TASK TO CARRY OUT – Without the images, write out the whole listing exactly.

AVAILABLE DATA –
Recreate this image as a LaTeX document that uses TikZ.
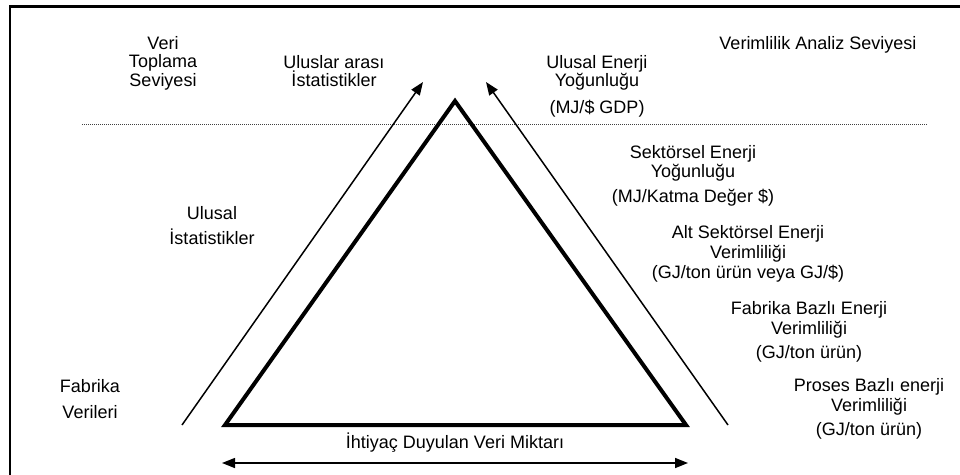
\documentclass[tikz,border=0pt]{standalone}
\usepackage{fontspec}
\setmainfont{Liberation Sans}
\usetikzlibrary{arrows.meta}
\newcommand{\fst}{\rule{0pt}{16pt}}
\begin{document}
\begin{tikzpicture}[x=1pt,y=-1pt,
  lbl/.style={anchor=north,inner sep=0pt,align=center,font=\fontsize{18}{18.5}\selectfont},
  frameline/.style={line width=2.5pt,line join=miter},
  tri/.style={line width=4pt,line join=miter},
  sidearrow/.style={line width=1.5pt,-{Triangle[length=13pt,width=10pt]}},
  botharrow/.style={line width=1.5pt,{Triangle[length=13pt,width=10pt]}-{Triangle[length=13pt,width=10pt]}},
  dotline/.style={line width=0.8pt,black!75,dash pattern=on 1pt off 1pt}
]
\useasboundingbox (0,0) rectangle (960,474);
% frame
\coordinate (fa) at (10,480);
\coordinate (fb) at (10,6.5);
\coordinate (fc) at (965,6.5);
\draw[frameline] (fa) -- (fb) -- (fc);
% dotted level line
\coordinate (dl0) at (82,124);
\coordinate (dl1) at (928,124);
\draw[dotline] (dl0) -- (dl1);
% triangle
\coordinate (apex) at (455,101);
\coordinate (bl) at (225,425);
\coordinate (br) at (686,425);
\draw[tri] (apex) -- (bl) -- (br) -- cycle;
% side arrows
\coordinate (la0) at (182,425);
\coordinate (la1) at (423,82);
\coordinate (ra0) at (728,425);
\coordinate (ra1) at (486,82);
\draw[sidearrow] (la0) -- (la1);
\draw[sidearrow] (ra0) -- (ra1);
% bottom arrow
\coordinate (ba0) at (222,463);
\coordinate (ba1) at (688,463);
\draw[botharrow] (ba0) -- (ba1);
% labels
\node[lbl] (veri) at (163,33) {\fst Veri\\Toplama\\Seviyesi};
\node[lbl] (ulararasi) at (334,52) {\fst Uluslar arası\\İstatistikler};
\node[lbl] (ulusalenerji) at (597,52) {\fst Ulusal Enerji\\Yoğunluğu\\[8pt](MJ/\$ GDP)};
\node[lbl] (verimlilik) at (818,33) {\fst Verimlilik Analiz Seviyesi};
\node[lbl] (sektorsel) at (693,142) {\fst Sektörsel Enerji\\[1pt]Yoğunluğu\\[6pt](MJ/Katma Değer \$)};
\node[lbl] (altsektorsel) at (748,222) {\fst Alt Sektörsel Enerji\\[1.5pt]Verimliliği\\[1.5pt](GJ/ton ürün veya GJ/\$)};
\node[lbl] (fabrikabazli) at (809,298) {\fst Fabrika Bazlı Enerji\\[1.5pt]Verimliliği\\[6pt](GJ/ton ürün)};
\node[lbl] (proses) at (869,375) {\fst Proses Bazlı enerji\\[1.5pt]Verimliliği\\[6pt](GJ/ton ürün)};
\node[lbl] (ulusalist) at (212,203) {\fst Ulusal\\[6.5pt]İstatistikler};
\node[lbl] (fabrikaveri) at (90,376) {\fst Fabrika\\[7.5pt]Verileri};
\node[lbl] (ihtiyac) at (455,432) {\fst İhtiyaç Duyulan Veri Miktarı};
\end{tikzpicture}
\end{document}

EXERCISE ANSWER –
Recreate this image as a LaTeX document that uses TikZ.
\documentclass[tikz,border=0pt]{standalone}
\usepackage{fontspec}
\setmainfont{Liberation Sans}
\usetikzlibrary{arrows.meta}
\newcommand{\fst}{\rule{0pt}{16pt}}
\begin{document}
\begin{tikzpicture}[x=1pt,y=-1pt,
  lbl/.style={anchor=north,inner sep=0pt,align=center,font=\fontsize{18}{18.5}\selectfont},
  frameline/.style={line width=2.5pt,line join=miter},
  tri/.style={line width=4pt,line join=miter},
  sidearrow/.style={line width=1.5pt,-{Triangle[length=13pt,width=10pt]}},
  botharrow/.style={line width=1.5pt,{Triangle[length=13pt,width=10pt]}-{Triangle[length=13pt,width=10pt]}},
  dotline/.style={line width=0.8pt,black!75,dash pattern=on 1pt off 1pt}
]
\useasboundingbox (0,0) rectangle (960,474);
% frame
\coordinate (fa) at (10,480);
\coordinate (fb) at (10,6.5);
\coordinate (fc) at (965,6.5);
\draw[frameline] (fa) -- (fb) -- (fc);
% dotted level line
\coordinate (dl0) at (82,124);
\coordinate (dl1) at (928,124);
\draw[dotline] (dl0) -- (dl1);
% triangle
\coordinate (apex) at (455,101);
\coordinate (bl) at (225,425);
\coordinate (br) at (686,425);
\draw[tri] (apex) -- (bl) -- (br) -- cycle;
% side arrows
\coordinate (la0) at (182,425);
\coordinate (la1) at (423,82);
\coordinate (ra0) at (728,425);
\coordinate (ra1) at (486,82);
\draw[sidearrow] (la0) -- (la1);
\draw[sidearrow] (ra0) -- (ra1);
% bottom arrow
\coordinate (ba0) at (222,463);
\coordinate (ba1) at (688,463);
\draw[botharrow] (ba0) -- (ba1);
% labels
\node[lbl] (veri) at (163,33) {\fst Veri\\Toplama\\Seviyesi};
\node[lbl] (ulararasi) at (334,52) {\fst Uluslar arası\\İstatistikler};
\node[lbl] (ulusalenerji) at (597,52) {\fst Ulusal Enerji\\Yoğunluğu\\[8pt](MJ/\$ GDP)};
\node[lbl] (verimlilik) at (818,33) {\fst Verimlilik Analiz Seviyesi};
\node[lbl] (sektorsel) at (693,142) {\fst Sektörsel Enerji\\[1pt]Yoğunluğu\\[6pt](MJ/Katma Değer \$)};
\node[lbl] (altsektorsel) at (748,222) {\fst Alt Sektörsel Enerji\\[1.5pt]Verimliliği\\[1.5pt](GJ/ton ürün veya GJ/\$)};
\node[lbl] (fabrikabazli) at (809,298) {\fst Fabrika Bazlı Enerji\\[1.5pt]Verimliliği\\[6pt](GJ/ton ürün)};
\node[lbl] (proses) at (869,375) {\fst Proses Bazlı enerji\\[1.5pt]Verimliliği\\[6pt](GJ/ton ürün)};
\node[lbl] (ulusalist) at (212,203) {\fst Ulusal\\[6.5pt]İstatistikler};
\node[lbl] (fabrikaveri) at (90,376) {\fst Fabrika\\[7.5pt]Verileri};
\node[lbl] (ihtiyac) at (455,432) {\fst İhtiyaç Duyulan Veri Miktarı};
\end{tikzpicture}
\end{document}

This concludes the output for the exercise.